However, I suspect the primary reason for her retirement was the court ordered redrawing of her district lines. The district used to extend down to the southeastern coast of Miami-Dade county from Hialeah, and Little Havana to Homestead. It also included the exclusive Key Biscayne neighborhood off the port of Miami. With the new lines, the district loses Homestead and it's mostly Republican constituency and pick up some surrounding Democrat neighborhoods in Miami.
In 2016 they re-elected Ros-Lehtinen by 9 points but the district went for Hillary Clinton by 10 points.
Cook now Rates the District as D+5 and it should be an easy pickup for the Democrats in 2018.

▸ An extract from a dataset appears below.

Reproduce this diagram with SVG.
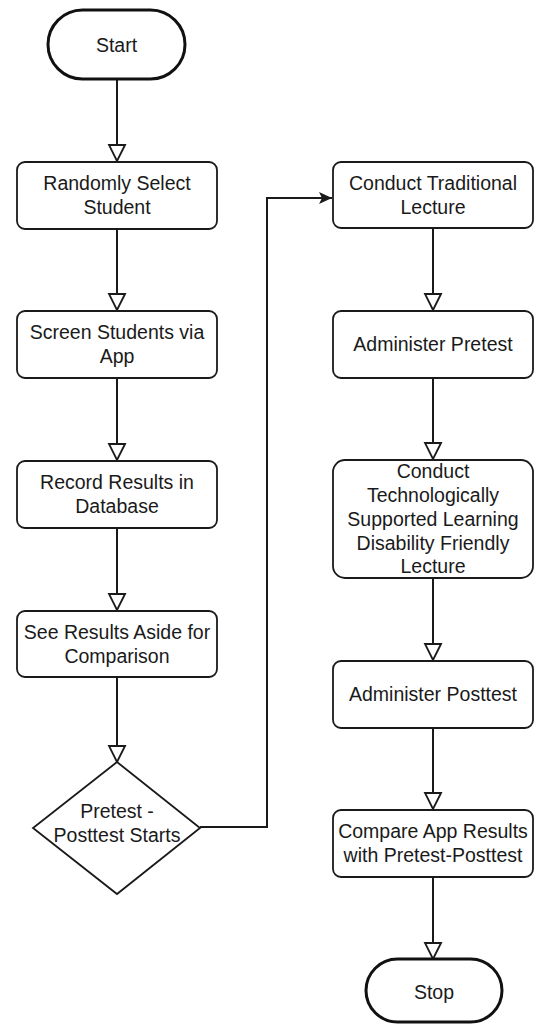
<svg xmlns="http://www.w3.org/2000/svg" width="536" height="1026" viewBox="0 0 536 1026">
<style>
.box{fill:#fff;stroke:#1a1a1a;stroke-width:1.8}
.term{fill:#fff;stroke:#111;stroke-width:3}
.lbl{font-family:"Liberation Sans",Arial,sans-serif;font-size:19.5px;fill:#1a1a1a;text-anchor:middle}
.conn{fill:none;stroke:#1a1a1a;stroke-width:2}
</style>
<defs>
<marker id="open" markerUnits="userSpaceOnUse" markerWidth="20" markerHeight="20" viewBox="-18 -10 20 20" refX="0" refY="0" orient="auto">
<path d="M-16,-8 L0,0 L-16,8 Z" fill="#fff" stroke="#1a1a1a" stroke-width="1.8"/>
</marker>
<marker id="filled" markerUnits="userSpaceOnUse" markerWidth="16" markerHeight="14" viewBox="-14 -7 16 14" refX="0" refY="0" orient="auto">
<path d="M-13,-6 L0,0 L-13,6 L-10,0 Z" fill="#1a1a1a"/>
</marker>
</defs>
<g id="connectors">
<line class="conn" x1="117" y1="79" x2="117" y2="161" marker-end="url(#open)"/>
<line class="conn" x1="117" y1="229" x2="117" y2="310" marker-end="url(#open)"/>
<line class="conn" x1="117" y1="378" x2="117" y2="460" marker-end="url(#open)"/>
<line class="conn" x1="117" y1="528" x2="117" y2="610" marker-end="url(#open)"/>
<line class="conn" x1="117" y1="677" x2="117" y2="762" marker-end="url(#open)"/>
<path class="conn" d="M200,827 H267 V198 H332" marker-end="url(#filled)"/>
<line class="conn" x1="433" y1="228" x2="433" y2="310" marker-end="url(#open)"/>
<line class="conn" x1="433" y1="378" x2="433" y2="459" marker-end="url(#open)"/>
<line class="conn" x1="433" y1="578" x2="433" y2="660" marker-end="url(#open)"/>
<line class="conn" x1="433" y1="728" x2="433" y2="809" marker-end="url(#open)"/>
<line class="conn" x1="433" y1="877" x2="433" y2="959" marker-end="url(#open)"/>
</g>
<g id="start">
<rect class="term" x="48" y="10" width="137" height="69" rx="34.5"/>
<text class="lbl" x="116.5" y="52">Start</text>
</g>
<g id="randomly-select">
<rect class="box" x="17" y="162" width="200" height="67" rx="8"/>
<text class="lbl" x="117" y="190">Randomly Select</text>
<text class="lbl" x="117" y="213.5">Student</text>
</g>
<g id="screen-students">
<rect class="box" x="17" y="311" width="200" height="67" rx="8"/>
<text class="lbl" x="117" y="339">Screen Students via</text>
<text class="lbl" x="117" y="362.5">App</text>
</g>
<g id="record-results">
<rect class="box" x="17" y="461" width="200" height="67" rx="8"/>
<text class="lbl" x="117" y="489">Record Results in</text>
<text class="lbl" x="117" y="512.5">Database</text>
</g>
<g id="see-results">
<rect class="box" x="17" y="611" width="200" height="66" rx="8"/>
<text class="lbl" x="117" y="639">See Results Aside for</text>
<text class="lbl" x="117" y="662.5">Comparison</text>
</g>
<g id="pretest-posttest-starts">
<polygon class="box" points="117,762 200,828 117,894 33,828"/>
<text class="lbl" x="117" y="818">Pretest -</text>
<text class="lbl" x="117" y="842">Posttest Starts</text>
</g>
<g id="conduct-traditional">
<rect class="box" x="333" y="162" width="200" height="66" rx="8"/>
<text class="lbl" x="433" y="190">Conduct Traditional</text>
<text class="lbl" x="433" y="213.5">Lecture</text>
</g>
<g id="administer-pretest">
<rect class="box" x="333" y="311" width="200" height="67" rx="8"/>
<text class="lbl" x="433" y="351">Administer Pretest</text>
</g>
<g id="conduct-tech">
<rect class="box" x="333" y="460" width="200" height="118" rx="12"/>
<text class="lbl" x="433" y="478">Conduct</text>
<text class="lbl" x="433" y="502">Technologically</text>
<text class="lbl" x="433" y="526">Supported Learning</text>
<text class="lbl" x="433" y="550">Disability Friendly</text>
<text class="lbl" x="433" y="573">Lecture</text>
</g>
<g id="administer-posttest">
<rect class="box" x="333" y="661" width="200" height="67" rx="8"/>
<text class="lbl" x="433" y="701">Administer Posttest</text>
</g>
<g id="compare">
<rect class="box" x="333" y="810" width="200" height="67" rx="8"/>
<text class="lbl" x="433" y="838">Compare App Results</text>
<text class="lbl" x="433" y="861.5">with Pretest-Posttest</text>
</g>
<g id="stop">
<rect class="term" x="366" y="959" width="136" height="63" rx="31.5"/>
<text class="lbl" x="434" y="999">Stop</text>
</g>
</svg>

If not, then the Democrats will been in real trouble.
4 comments:
i don't even try to predict or figure out florida anymore. from the panhandle to key west, the whole state seems to me to be too politically fickle to understand with any application of logic.
Florida is a microcosm for the country as a whole.
Which is why it will remain the swingingest of swing states.
indeed, but i wonder for how long. you guys 'enjoy' an ever increasing number of blue state public sector retirees who reliably vote 'D'. i'm curious as to how long it will take before those nanny-state tit suckers slide florida into a reliably 'D' category.
Good question. But I am not so much worried about those blue state public sectors employees retiring to Florida because, beside the weather, the chief reason to come to Florida is to avoid the high-tax consequences of the nanny state they originally voted for.
Amazing how it changes your political perspective when you already got your pile to protect.
I'm more worried about the migration from Puerto Rico. They reliably vote Democrat.